# Fangschaltung



## Blanky04 (25 Februar 2011)

Hallo zusammen, habe ein problem auf arbeit.

In der Steuerung sind 20 Sicherheitskontakte, ab und zu steht die anlage(alle woche mal), speichert aber keine störung ab.

Auf irgendeiner der Sicherheitskontakte ist ein wischer, nur welcher 

Möchte eine Kostengünstige und schnelle Fangschaltung bauen, habt ihr da eine Idee, ausser 20 Schütze mit selbsthaltung einzustricken 


danke euch im voraus

MfG


----------



## winnman (25 Februar 2011)

Programmier ein RS für jeden Eingang, einmal Quitieren und beim nächsten Stop die RS anschauen.


----------



## Blanky04 (25 Februar 2011)

schon klar, dazu brauch ich ne sps die 230v eingänge hat.. gibs eine s7 200 mit 230v eingänge?


----------



## winnman (25 Februar 2011)

Ich dachte du hast ne Steuerung die dir Probleme macht (hat mir meine Glaskugel geflüstert). Wenn du da keine Steuerung im Einsatz hast, dann teil die Kreise mal in Gruppen auf und schau dir immer nur zb 6 an, das kannst du entweder mit Relais oder zb mit einer LOGO machen. Wenn bei den 1. 6 bei Abschaltung nix passiert, dann auf die nächsten, . . . einziger Nachteil bei der Methode: wenn das nicht nur 1 Fehler ist, sondern zb wechselweise mal da mal dort, dann wirst du das so ev nicht mitbekommen (alternative, LOGO / Relais erweitern und doch alle gemeinsam anschauen)


----------



## Blanky04 (25 Februar 2011)

gibs ne s7 200 mit 230V Eingänge?


----------



## Unimog-HeizeR (25 Februar 2011)

Blanky04 schrieb:


> schon klar, dazu brauch ich ne sps die 230v eingänge hat.. gibs eine s7 200 mit 230v eingänge?
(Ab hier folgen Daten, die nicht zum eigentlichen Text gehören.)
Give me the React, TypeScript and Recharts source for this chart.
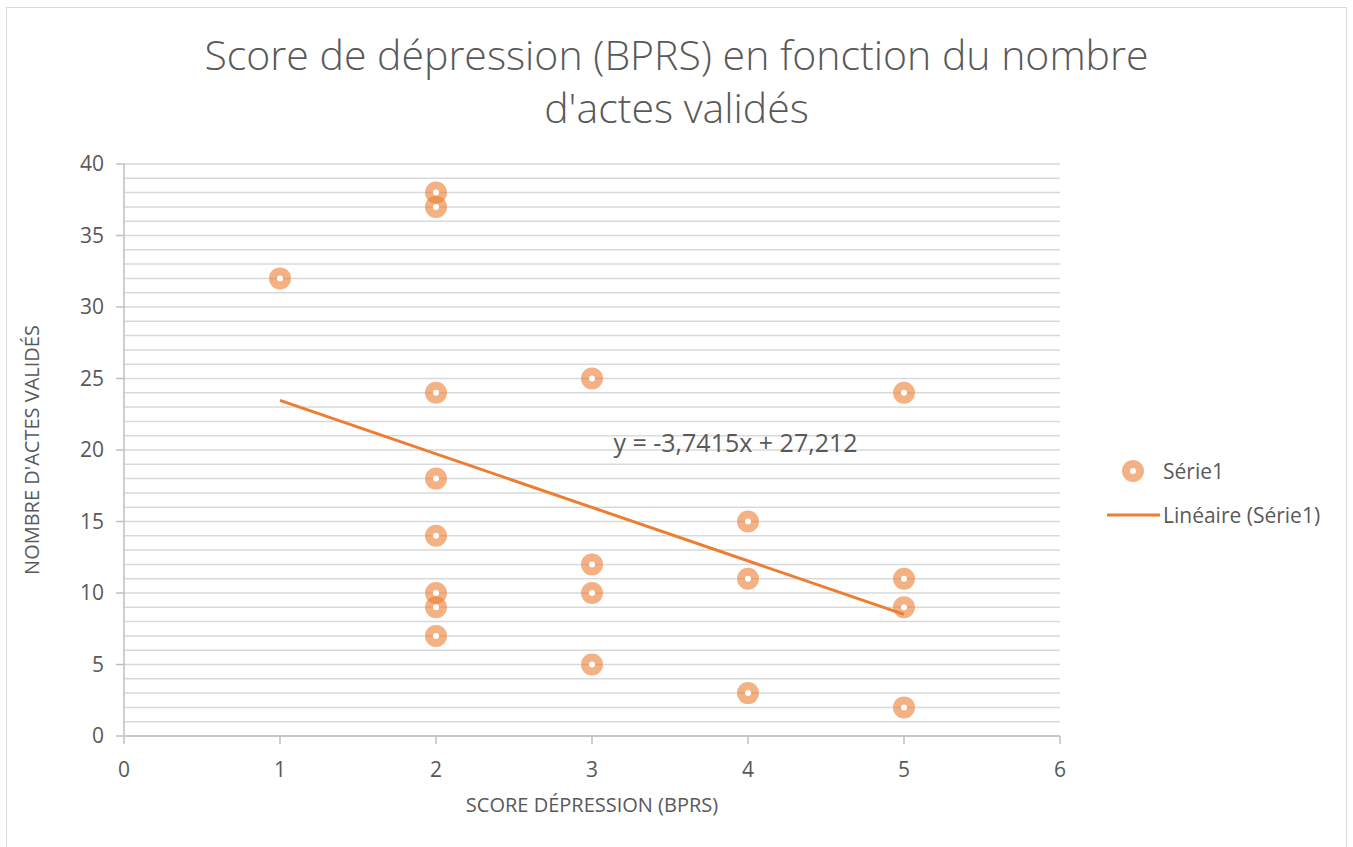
import React from 'react';
import {
  ScatterChart,
  Scatter,
  XAxis,
  YAxis,
  CartesianGrid,
  ReferenceDot,
} from 'recharts';

// Raw data
const scoreDepression = [1, 2, 2, 2, 2, 2, 2, 2, 2, 3, 3, 3, 3, 4, 4, 4, 5, 5, 5, 5];
const actesValides = [32, 38, 37, 24, 18, 14, 10, 9, 7, 25, 12, 10, 5, 15, 11, 3, 24, 11, 9, 2];

// Linear trend endpoints (y = -3,7415x + 27,212)
const trendX = [1, 5];
const trendY = [23.47, 8.5];

const xTicks = [0, 1, 2, 3, 4, 5, 6];
const yTicks = [0, 5, 10, 15, 20, 25, 30, 35, 40];
const yMax = 40;
const gridSteps = Array.from({ length: 41 }, (_, i) => i);

const points = scoreDepression.map((x, i) => ({ x, y: actesValides[i] }));
const trend = trendX.map((x, i) => ({ x, y: trendY[i] }));

const ORANGE = '#ED7D31';
const GREY = '#595959';
const FONT = '"Open Sans", "Liberation Sans", sans-serif';

const RingMarker = (props: any) => {
  const { cx, cy } = props;
  if (cx == null || cy == null) return null;
  return (
    <g>
      <circle cx={cx} cy={cy} r={11} fill={ORANGE} fillOpacity={0.6} />
      <circle cx={cx} cy={cy} r={3} fill="#fff" />
    </g>
  );
};

// minor grid every unit, mapped through the y scale when available
const gridGenerator = ({ yAxis, offset }: any) =>
  gridSteps.map((v) => {
    const s = yAxis && yAxis.scale;
    if (typeof s === 'function') return s(v);
    if (s && typeof s.map === 'function') return s.map(v);
    return offset.top + offset.height * (1 - v / yMax);
  });

export default function App() {
  return (
    <div style={{ position: 'absolute', left: 0, top: 0, width: 1353, height: 847, background: '#fff', fontFamily: FONT }}>
      <div style={{ position: 'absolute', left: 6, top: 7, width: 1341, height: 845, border: '1px solid #D9D9D9', boxSizing: 'border-box' }} />
      <div style={{ position: 'absolute', left: 0, top: 28, width: 1353, textAlign: 'center', color: GREY, fontSize: 41, fontWeight: 300, lineHeight: '53px' }}>
        Score de dépression (BPRS) en fonction du nombre<br />d'actes validés
      </div>
      <div style={{ position: 'absolute', left: 0, top: 0 }}>
        <ScatterChart width={1353} height={847} margin={{ top: 164, right: 293, bottom: 81, left: 64 }}>
          <CartesianGrid
            vertical={false}
            stroke="#D9D9D9"
            strokeWidth={1.5}
            horizontalCoordinatesGenerator={gridGenerator}
          />
          <XAxis
            type="number"
            dataKey="x"
            domain={[0, 6]}
            ticks={xTicks}
            height={30}
            axisLine={{ stroke: '#BFBFBF', strokeWidth: 1.5 }}
            tickLine={{ stroke: '#BFBFBF', strokeWidth: 1.5 }}
            tickSize={8}
            tick={{ fill: GREY, fontSize: 21, fontFamily: FONT, dy: 16 }}
          />
          <YAxis
            type="number"
            dataKey="y"
            domain={[0, yMax]}
            ticks={yTicks}
            width={60}
            axisLine={{ stroke: '#BFBFBF', strokeWidth: 1.5 }}
            tickLine={{ stroke: '#BFBFBF', strokeWidth: 1.5 }}
            tickSize={8}
            tick={{ fill: GREY, fontSize: 21, fontFamily: FONT, dx: -10 }}
          />
          <Scatter
            data={trend}
            line={{ stroke: ORANGE, strokeWidth: 3 }}
            shape={() => null}
            isAnimationActive={false}
          />
          <Scatter data={points} shape={RingMarker} isAnimationActive={false} />
          <ReferenceDot
            x={3.92}
            y={20.5}
            r={0}
            ifOverflow="visible"
            label={{ value: 'y = -3,7415x + 27,212', fill: GREY, fontSize: 25, fontFamily: FONT, position: 'center' }}
          />
        </ScatterChart>
      </div>
      <div style={{ position: 'absolute', left: 0, top: 791, width: 1184, textAlign: 'center', color: GREY, fontSize: 20 }}>
        SCORE DÉPRESSION (BPRS)
      </div>
      <div style={{ position: 'absolute', left: 31, top: 450, transform: 'translate(-50%, -50%) rotate(-90deg)', whiteSpace: 'nowrap', color: GREY, fontSize: 20 }}>
        NOMBRE D'ACTES VALIDÉS
      </div>
      <svg style={{ position: 'absolute', left: 1100, top: 455 }} width={250} height={80}>
        <circle cx={33} cy={16} r={11} fill={ORANGE} fillOpacity={0.6} />
        <circle cx={33} cy={16} r={3} fill="#fff" />
        <text x={63} y={16} dominantBaseline="central" fill={GREY} fontSize={21} fontFamily={FONT}>Série1</text>
        <line x1={7} x2={60} y1={60} y2={60} stroke={ORANGE} strokeWidth={3} />
        <text x={63} y={60} dominantBaseline="central" fill={GREY} fontSize={21} fontFamily={FONT}>Linéaire (Série1)</text>
      </svg>
    </div>
  );
}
Also ich habe hier noch eine:
CPU 214
85-264 VAC Supply
Di 14 x AC120V
Do 10 x AC120-230V, 1A

(So eine habe ich zuhause schon seit jahren an 230V hängen, die funktioniert bis heute einwandfrei. )
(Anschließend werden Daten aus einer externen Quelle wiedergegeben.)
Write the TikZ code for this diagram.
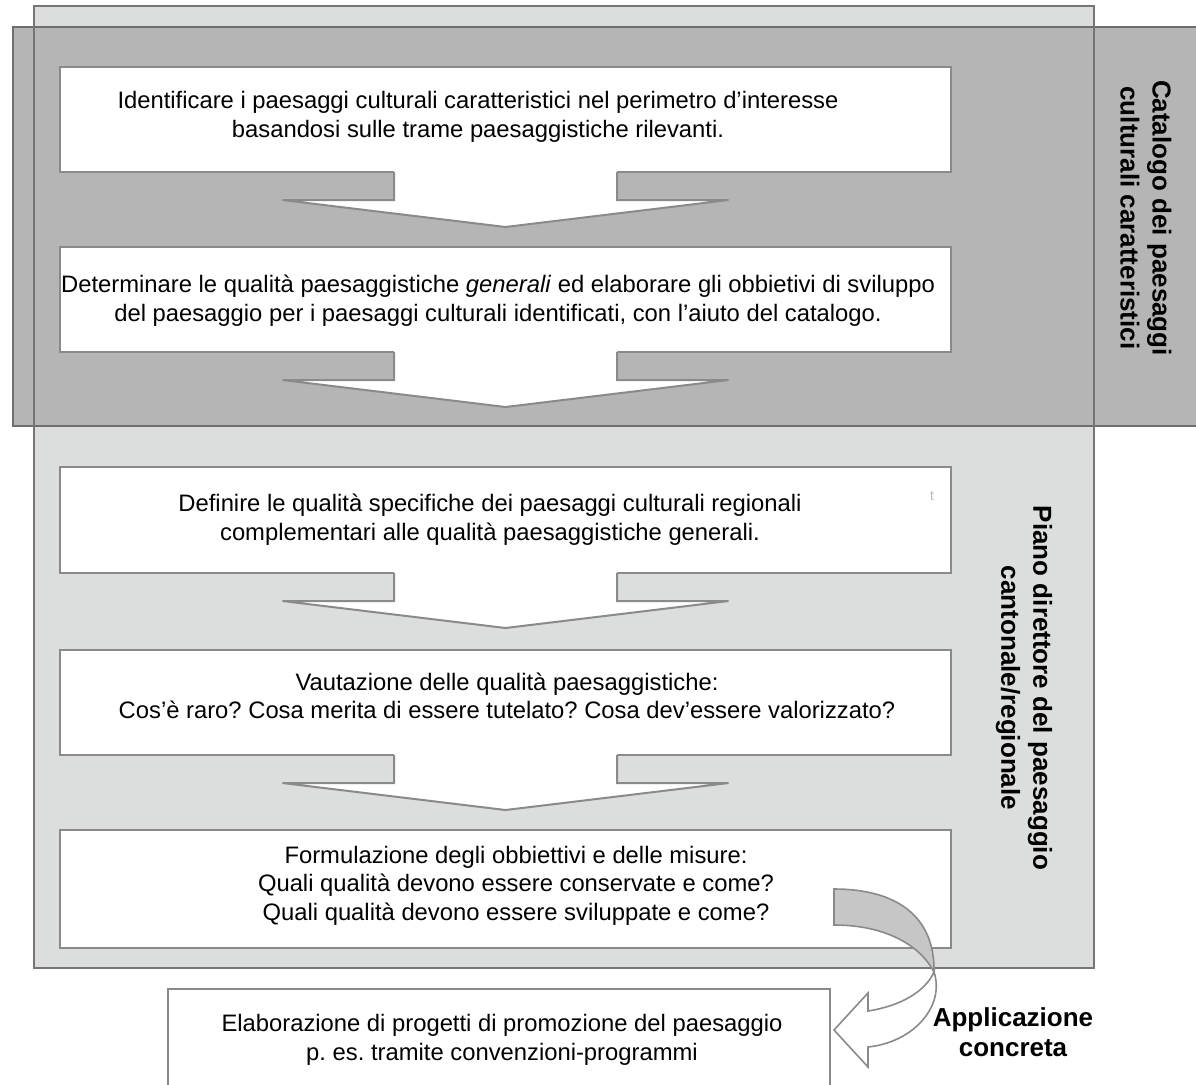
\documentclass[tikz,border=0pt]{standalone}
\usepackage{fontspec}
\setmainfont{Liberation Sans}
\usetikzlibrary{calc}
\definecolor{lightfill}{HTML}{DCDDDD}
\definecolor{darkfill}{HTML}{B5B5B5}
\definecolor{bandfill}{HTML}{C6C6C6}
\definecolor{lineg}{HTML}{8A8A8A}
\definecolor{darkline}{HTML}{6E6E6E}
\newcommand\flowarrow[1]{%
  \fill[white] ($(#1.south)+(-111.5,-3)$) -- ($(#1.south)+(-111.5,28)$) -- ($(#1.south)+(-223,28)$) -- ($(#1.south)+(0,55)$) -- ($(#1.south)+(223,28)$) -- ($(#1.south)+(111.5,28)$) -- ($(#1.south)+(111.5,-3)$) -- cycle;
  \draw[arrowline] ($(#1.south)+(-111.5,0)$) -- ($(#1.south)+(-111.5,28)$) -- ($(#1.south)+(-223,28)$) -- ($(#1.south)+(0,55)$) -- ($(#1.south)+(223,28)$) -- ($(#1.south)+(111.5,28)$) -- ($(#1.south)+(111.5,0)$);
}
\begin{document}
\frenchspacing
\begin{tikzpicture}[x=1pt,y=-1pt,
  stepbox/.style={draw=lineg, line width=2pt, fill=white, rectangle, outer sep=0pt, inner sep=0pt, minimum width=891pt, minimum height=105pt, anchor=north west},
  arrowline/.style={draw=lineg, line width=2pt, line join=miter},
  boxtext/.style={font=\fontsize{23.8}{28.5}\selectfont, align=center, inner sep=0pt, text=black},
  sidelabel/.style={font=\bfseries\fontsize{26}{32}\selectfont, align=center, inner sep=0pt, rotate=-90},
  panel/.style={rectangle, outer sep=0pt, inner sep=0pt, anchor=north west},
]
\useasboundingbox (0,0) rectangle (1196,1084);
\clip (0,0) rectangle (1196,1084);
% containers
\node[panel, fill=lightfill, minimum width=1060pt, minimum height=962pt] (piano) at (34,6) {};
\node[panel, fill=darkfill, draw=darkline, line width=2pt, minimum width=1197pt, minimum height=399pt] (catal) at (13,27) {};
\draw[lineg!85!black, line width=2pt] (piano.north west) rectangle (piano.south east);
% boxes
\node[stepbox] (b1) at (60,67) {};
\node[stepbox] (b2) at (60,247) {};
\node[stepbox, minimum height=106pt] (b3) at (60,467) {};
\node[stepbox] (b4) at (60,650) {};
\node[stepbox, minimum height=118pt] (b5) at (60,830) {};
\node[stepbox, minimum width=662pt, minimum height=130pt] (b6) at (168,989) {};
\flowarrow{b1}
\flowarrow{b2}
\flowarrow{b3}
\flowarrow{b4}
% texts
\node[boxtext] (t1) at (478,117) {Identificare i paesaggi culturali caratteristici nel perimetro d’interesse\\basandosi sulle trame paesaggistiche rilevanti.};
\node[boxtext] (t2) at (498,300.5) {Determinare le qualità paesaggistiche \textit{generali} ed elaborare gli obbietivi di sviluppo\\del paesaggio per i paesaggi culturali identificati, con l’aiuto del catalogo.};
\node[boxtext] (t3) at (490,519.5) {Definire le qualità specifiche dei paesaggi culturali regionali\\complementari alle qualità paesaggistiche generali.};
\node[inner sep=0pt, font=\fontsize{14}{14}\selectfont, text=gray!55] (tt) at (932,496) {t};
\node[boxtext] (t4) at (507,696) {Vautazione delle qualità paesaggistiche:\\Cos’è raro? Cosa merita di essere tutelato? Cosa dev’essere valorizzato?};
\node[boxtext] (t5) at (516,885.5) {Formulazione degli obbiettivi e delle misure:\\Quali qualità devono essere conservate e come?\\Quali qualità devono essere sviluppate e come?};
\node[boxtext] (t6) at (502,1040) {Elaborazione di progetti di promozione del paesaggio\\p. es. tramite convenzioni-programmi};
% side labels
\node[sidelabel] (lcat) at (1146,218) {Catalogo dei paesaggi\\culturali caratteristici};
\node[sidelabel] (lpia) at (1024,688) {Piano direttore del paesaggio\\cantonale/regionale};
\node[font=\bfseries\fontsize{26}{30}\selectfont, align=center, inner sep=0pt] (appl) at (1013,1032.5) {Applicazione\\concreta};
% curved arrow
\coordinate (cs1) at (834,889);
\coordinate (cs2) at (834,925);
\coordinate (tw) at (934,972);
\coordinate (ib1) at (868,1011);
\coordinate (ob1) at (868,993);
\coordinate (tip) at (834,1030);
\coordinate (ob2) at (868,1067);
\coordinate (ib2) at (868,1047);
\filldraw[fill=white, draw=lineg, line width=1.6pt, line join=miter] (tw) .. controls (925,992) and (900,1006) .. (ib1) -- (ob1) -- (tip) -- (ob2) -- (ib2) .. controls (915,1042) and (945,1005) .. (tw) -- cycle;
\filldraw[fill=bandfill, draw=lineg, line width=1.6pt] (cs1) .. controls (895,889) and (935,915) .. (tw) .. controls (920,945) and (885,925) .. (cs2) -- cycle;
\end{tikzpicture}
\end{document}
Also wenn es die dinger für 120V gibt, dann bestimmt auch für 230V

Gruß
Timo


----------



## Blanky04 (25 Februar 2011)

du hast 230V an den eingängen? oder an der Versorgungsspannung???
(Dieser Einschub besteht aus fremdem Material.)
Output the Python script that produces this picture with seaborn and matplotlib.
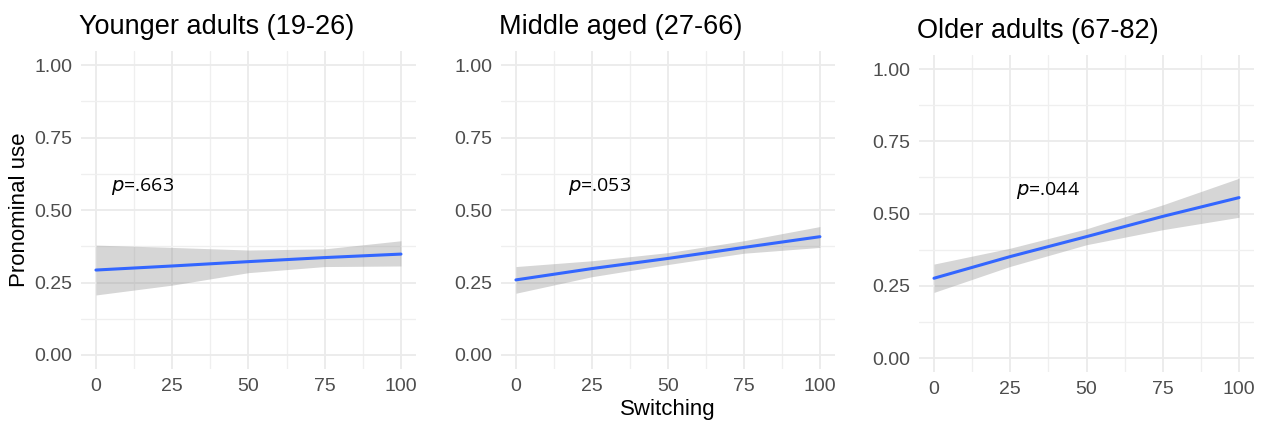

ich find keine mit DI 230V


----------



## Unimog-HeizeR (25 Februar 2011)

An den Eingängen. 
(ist ein "Bastelprojekt", und läuft wie gesagt seit einigen jahren problemlos.)


Gruß
Timo


----------



## Blanky04 (25 Februar 2011)

kannst mir mal die genaue artikelnr geben?


----------



## winnman (25 Februar 2011)

LOGO gibts mit 230V Eingängen


----------



## Unimog-HeizeR (25 Februar 2011)

Blanky04 schrieb:


> kannst mir mal die genaue artikelnr geben?



Klar!
6ES7 214-1CC01-0XB0

Gruß
Timo


----------



## bimbo (28 Februar 2011)

EASY (Eaton) gibts auch mit 20 230V-Eingängen


----------



## Oberchefe (28 Februar 2011)

Eingänge parallel zu Sicherheitskontakten ist erst mal nicht erlaubt. Es sei denn der Hersteller der SPS garantiert dass bei einem Defekt nichts schief geht, z.B. Schluss von einem Eingang auf einen anderen. In diesem Fall wären sonst Sicherheitsschalter überbrückt!


----------



## bimbo (2 März 2011)

TE war seit letzter Frage nicht mehr im Forum 

@winman: Danke für Deine Antwort *ROFL*


----------